A French-based Englishman, John Graham-Cumming, is about 666,666 clicks away from creating a weapon to kill spam for good.
Graham-Cumming, who lives in Toulouse, is the seasoned spam fighter who wrote Popfile, an open-source email classification tool. He also wrote Polymail, an antispam library licensed by other companies for use in spam filters.
Spam still comprises about 80 percent of all email, although it has become less of an annoyance due to much-improved filtering.
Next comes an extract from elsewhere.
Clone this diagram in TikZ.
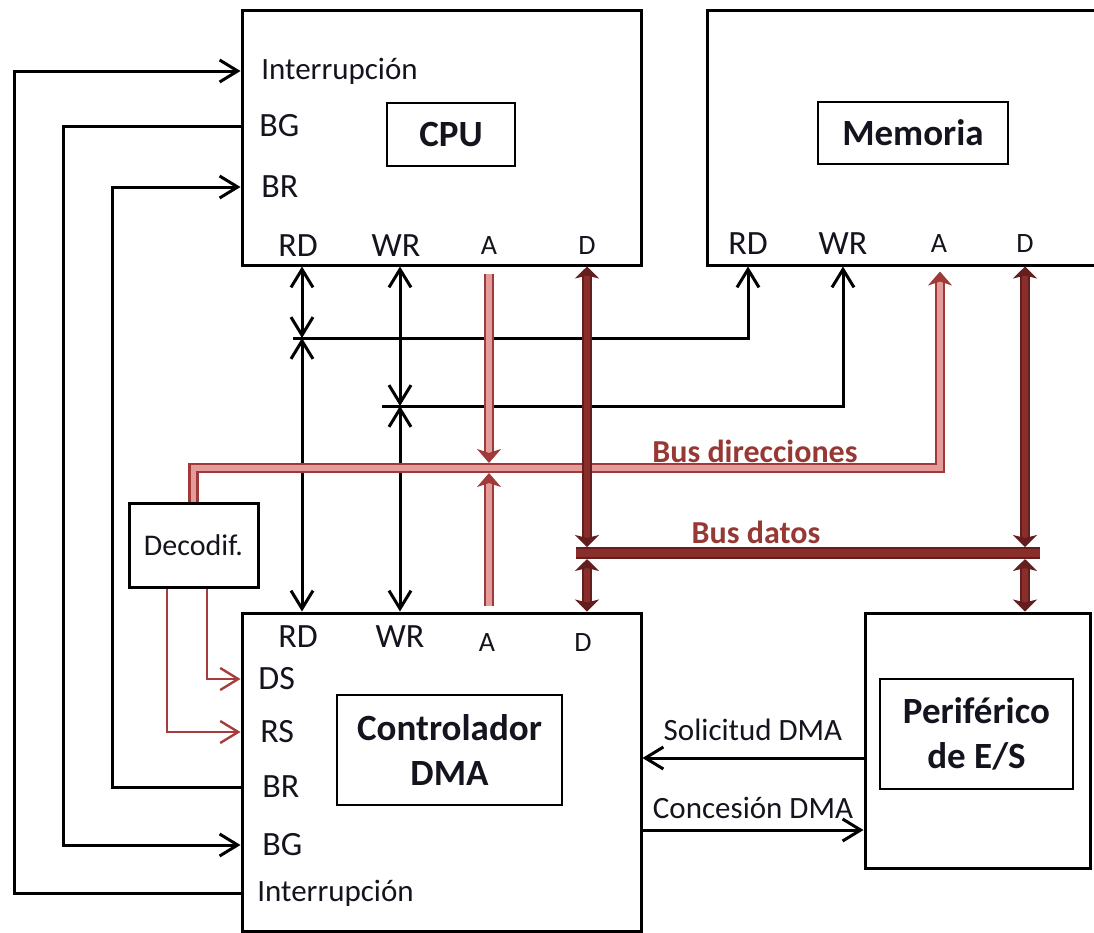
\documentclass[tikz,border=0pt]{standalone}
\usepackage{fontspec}
\setmainfont{Carlito}
\usetikzlibrary{arrows.meta,positioning,calc}
\definecolor{adrline}{RGB}{160,58,56}
\definecolor{adrfill}{RGB}{228,156,154}
\definecolor{datline}{RGB}{100,30,30}
\definecolor{datfill}{RGB}{138,46,44}
\definecolor{buslabel}{RGB}{150,56,52}
\definecolor{decline}{RGB}{165,62,58}
\definecolor{ink}{RGB}{20,20,30}

\begin{document}
\begin{tikzpicture}[x=0.5pt,y=-0.5pt,
    every node/.style={font=\fontsize{17}{20}\selectfont,inner sep=0pt,text=ink},
    unit/.style={draw,line width=1.5pt,minimum width=199.5pt,minimum height=127.5pt},
    namebox/.style={draw,line width=0.8pt,font=\fontsize{18.5}{22.5}\selectfont\bfseries,align=center},
    longsig/.style={font=\fontsize{15.5}{18}\selectfont},
    buspin/.style={font=\fontsize{14}{16}\selectfont},
    buslbl/.style={font=\fontsize{16}{19}\selectfont\bfseries,text=buslabel},
    wire/.style={line width=1.5pt},
    arr/.style={-{Straight Barb[length=9pt,width=11pt]}},
    bidir/.style={{Straight Barb[length=9pt,width=11pt]}-{Straight Barb[length=9pt,width=11pt]}},
    abus/.style={draw=adrline,double=adrfill,line width=1.4pt,double distance=2.6pt},
    atip/.style={-{Stealth[length=7pt,width=12pt,inset=2pt]}},
    dbus/.style={draw=datline,double=datfill,line width=1pt,double distance=3pt},
    dtip/.style={{Stealth[length=6pt,width=12pt,inset=1.5pt]}-{Stealth[length=6pt,width=12pt,inset=1.5pt]}}]
  \useasboundingbox (0,0) rectangle (1094,933);
  \clip (0,0) rectangle (1094,933);

  \node[unit] (cpu) at (441.5,137.5) {};
  \node[namebox,minimum width=64pt,minimum height=31.5pt] (cpuname) at (451,134.5) {CPU};
  \node[unit,minimum width=201.5pt] (mem) at (908.5,137.5) {};
  \node[namebox,minimum width=95pt,minimum height=31pt] (memname) at (913,133) {Memoria};
  \node[unit,minimum height=159pt] (dma) at (441.5,772) {};
  \node[namebox,minimum width=112.5pt,minimum height=55pt] (dmaname) at (449.5,750) {Controlador\\DMA};
  \node[unit,minimum width=112.5pt] (per) at (977.5,740.5) {};
  \node[namebox,minimum width=96.5pt,minimum height=55pt] (pername) at (976.5,734) {Periférico\\de E/S};
  \node[draw,line width=1.5pt,minimum width=64.5pt,minimum height=42pt,
        font=\fontsize{15}{18}\selectfont] (dec) at (193.5,545) {Decodif.};

  \node[longsig,anchor=west] (cInt) at (261,71) {Interrupción};
  \node[anchor=west] (cBG) at (259,126) {BG};
  \node[anchor=west] (cBR) at (261,187) {BR};
  \node (cRD) at (298,246) {RD};
  \node (cWR) at (396,246) {WR};
  \node[buspin] (cA) at (489,246) {A};
  \node[buspin] (cD) at (587,246) {D};

  \node (mRD) at (748,244) {RD};
  \node (mWR) at (843,244) {WR};
  \node[buspin] (mA) at (939,244) {A};
  \node[buspin] (mD) at (1025,244) {D};

  \node (dRD) at (298,637) {RD};
  \node (dWR) at (400,637) {WR};
  \node[buspin] (dA) at (487,643) {A};
  \node[buspin] (dD) at (583,643) {D};
  \node[anchor=west] (dDS) at (258,679) {DS};
  \node[anchor=west] (dRS) at (260,732) {RS};
  \node[anchor=west] (dBR) at (262,787) {BR};
  \node[anchor=west] (dBG) at (262,845) {BG};
  \node[longsig,anchor=west] (dInt) at (257,893) {Interrupción};

  \coordinate (jRD) at (302,338);
  \coordinate (jWR) at (400,406);
  \coordinate (aleft) at (193.5,468);
  \coordinate (aright) at (940,468);
  \coordinate (dleft) at (576,553);
  \coordinate (dright) at (1040,553);
  \coordinate (laneI) at (14,0);
  \coordinate (laneG) at (63,0);
  \coordinate (laneR) at (112,0);

  \draw[wire,bidir] (cpu.south -| jRD) -- (jRD);
  \draw[wire,bidir] (jRD) -- (dma.north -| jRD);
  \draw[wire,arr] ([xshift=-4.5pt]jRD) -| (mem.south -| mRD);
  \draw[wire,bidir] (cpu.south -| jWR) -- (jWR);
  \draw[wire,bidir] (jWR) -- (dma.north -| jWR);
  \draw[wire,arr] ([xshift=-9pt]jWR) -| (mem.south -| mWR);

  \draw[abus,atip] (dec.north) -- (aleft) -- (aright) -- ([yshift=-2.5pt]mem.south -| aright);
  \draw[abus,atip] ([yshift=-3.5pt]cpu.south -| cA) -- ([yshift=2.5pt]cA |- aleft);
  \draw[abus,atip] ([yshift=3pt]dma.north -| cA) -- ([yshift=-2.5pt]cA |- aleft);
  \node[buslbl] (lbdir) at (755,451) {Bus direcciones};

  \draw[dbus,double distance=4pt] (dleft) -- (dright);
  \draw[dbus,dtip] (cpu.south -| cD) -- ([yshift=3pt]cD |- dleft);
  \draw[dbus,dtip] ([yshift=-3pt]cD |- dleft) -- (dma.north -| cD);
  \draw[dbus,dtip] (mem.south -| mD) -- ([yshift=3pt]mD |- dleft);
  \draw[dbus,dtip] ([yshift=-3pt]mD |- dleft) -- (per.north -| mD);
  \node[buslbl] (lbdat) at (756,532) {Bus datos};

  \draw[wire,arr,draw=decline,line width=1.2pt] ([xshift=6.75pt]dec.south) |- (dma.west |- dDS);
  \draw[wire,arr,draw=decline,line width=1.2pt] ([xshift=-13.25pt]dec.south) |- (dma.west |- dRS);

  \draw[wire,arr] (dma.west |- dInt) -| (laneI |- cInt) -- (cpu.west |- cInt);
  \draw[wire,arr] (cpu.west |- cBG) -| (laneG |- dBG) -- (dma.west |- dBG);
  \draw[wire,arr] (dma.west |- dBR) -| (laneR |- cBR) -- (cpu.west |- cBR);

  \draw[wire,arr] ([yshift=-8.75pt]per.west) -- ([yshift=-8.75pt]per.west -| dma.east)
    node[midway,above=8pt,longsig] {Solicitud DMA};
  \draw[wire,arr] ([yshift=-44.75pt]per.west -| dma.east) -- ([yshift=-44.75pt]per.west)
    node[midway,above=5pt,longsig] {Concesión DMA};
\end{tikzpicture}
\end{document}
But spammers persevere, finding ways of slipping email through, and the race continues to develop sharper filters.
"I don't think spam is going to go away," Graham-Cumming said. "Clearly spammers are still making money or they wouldn't be sending lots of spam."
Graham-Cumming's new project asks people to donate their time to classify a 'corpus' of 100,000 email messages used to test the accuracy of spam filters. He's set up a site where people can randomly sort messages as either 'spam' or 'ham', which is good email.
The email messages comprise the TREC (Text Retrieval Conference) 2005 Public Spam Corpus, affiliated with the US NIST (National Institute of Standards and Technology).
An unlikely major donor of the email was Enron, the US energy company whose errant accounting practices led to bankruptcy in 2001. The email of dozens of Enron employees was subpoenaed and eventually released to the public.
The Enron email messages are a hot commodity for spam research – a rich trove of private email and spam that's hard to come by, Graham-Cumming said.
The idea is for each email to be classified 10 times for a majority consensus. So far, the project is about one-third done.
Most messages are easy to classify to anyone vaguely familiar with email. But overall, machines and people disagree about one out of every 10 times, Graham-Cumming said.
Not surprisingly, phishing email messages, which often look quite legitimate but dupe people into divulging personal details, are hardest for people to distinguish, Graham-Cumming said.
The research could be used to publish an updated corpus, one that more precisely classifies what is spam and what is ham, Graham-Cumming said. It may also lend new knowledge about phishing, which continues to flourish despite better awareness.
"I'd be very interested in discovering if there are certain sorts of legitimate mail that always gets filtered," Graham-Cumming said.
Those who participate in classifying messages have a chance to win a suite of Austin Powers movie trinkets, including an 'Enlarger'.
What's an enlarger? Check your junk mail box.